SERIES "Silicon Valley"
WHEN|WHERE Series finale Sunday at 10:06 p.m. on HBO
WHAT IT'S ABOUT The big day has arrived. Pied Piper, with its revolutionary compression algorithm, is about to launch on hundreds of millions of AT&T phones, changing the world forever and for the better. The boys have done good, and will reap the rewards. And then, Murphy's Law makes an unexpected cameo. Speaking of cameos, there are dozens in Sunday's series finale. This two-parter toggles between the past and present, and seeks to answer this riddle: Whatever did become of Erlich Bachman (T.J. Miller) anyway?
MY SAY "Silicon Valley" was usually about making a choice, or the choice. But over six seasons, most of the choices were between the devil or the deep blue sea. Sell-out to a megalomaniac like Gavin Belson (Matt Ross) or make the digital world a better place? At launch in 2014, this still-criminally underappreciated series anticipated the choice left to the rest of us. Who even knew there was one to make back then?
Well, to quote the Notorious B.I.G., now ya know. Click by click, we've given up our identities — to an extent ourselves — to digital overlords. Big money and the Gavins of the world rule supreme. This TV Cassandra not only told us this would happen but how it would happen. We can't say we weren't warned.

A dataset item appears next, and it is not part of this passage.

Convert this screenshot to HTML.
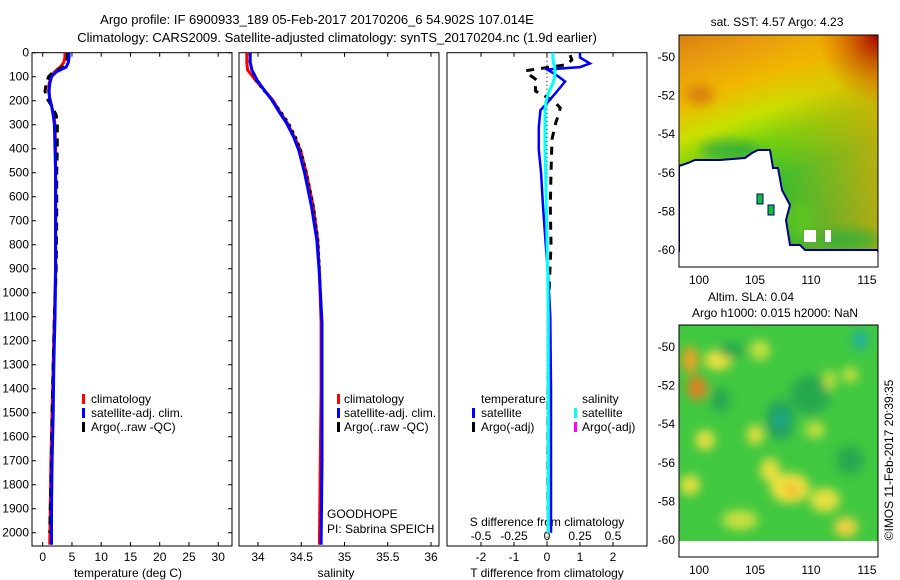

Brilliant satires need characters to put the moldering ethics of their target in sharp relief. "Valley" had them in abundance, including Jared (Zach Woods), the melancholic sycophant, Guilfoyle (Martin Starr), the gimlet-eyed misanthrope, and Dinesh (Kumail Nanjiani), the pirate with the irresolute conscience.
And most of all, Thomas Middleditch's Richard Hendricks. When confronted with a dilemma, his limbs seemed to enfold within themselves turning him into a pretzel of tortured anguish. When offered a billion dollars for a stake in PiperNet by a Chilean psychopath earlier this season, he wondered whether the magnitude of the sum "makes this way less evil or way more evil?"
Funny but also profound, "Valley" always had a deceptively simple throughline. What was the right thing to do when "wrong" was so much more profitable? Money was the easy choice, the easy out. Not so for Richard. He knew what was at stake — his soul, and by proxy ours, too.
Over six seasons of complex financial gerrymandering, Pied Piper morphed from an app to help musicians to a brand-new "internet we all deserve." Richard innocently has that tagline plastered on billboards in Sunday's finale, unaware that it's already been used to splenetic effect. (Recall all those "the president we all deserve" memes.) The joke's on us. We already have the internet we deserve.
Good finales distill what's best known or loved about a cherished series. Sunday's accomplishes precisely that. The ambiguity of the term "Pied Piper" arrives in one hilarious, showstopping moment. These wonderful characters reveal their true selves (in the most reassuring way). Showrunners Mike Judge and Alec Berg aren't sentimentalists, but they did love these guys, and loved the target too.
That didn't stop them from asking whether Silicon Valley has done more harm than good. You'll get no final verdict Sunday, but you will get a wickedly funny kicker. Meanwhile, the web --,just like us — remains a work in progress.
BOTTOM LINE The finale that fans and — yup — Silicon Valley itself deserve.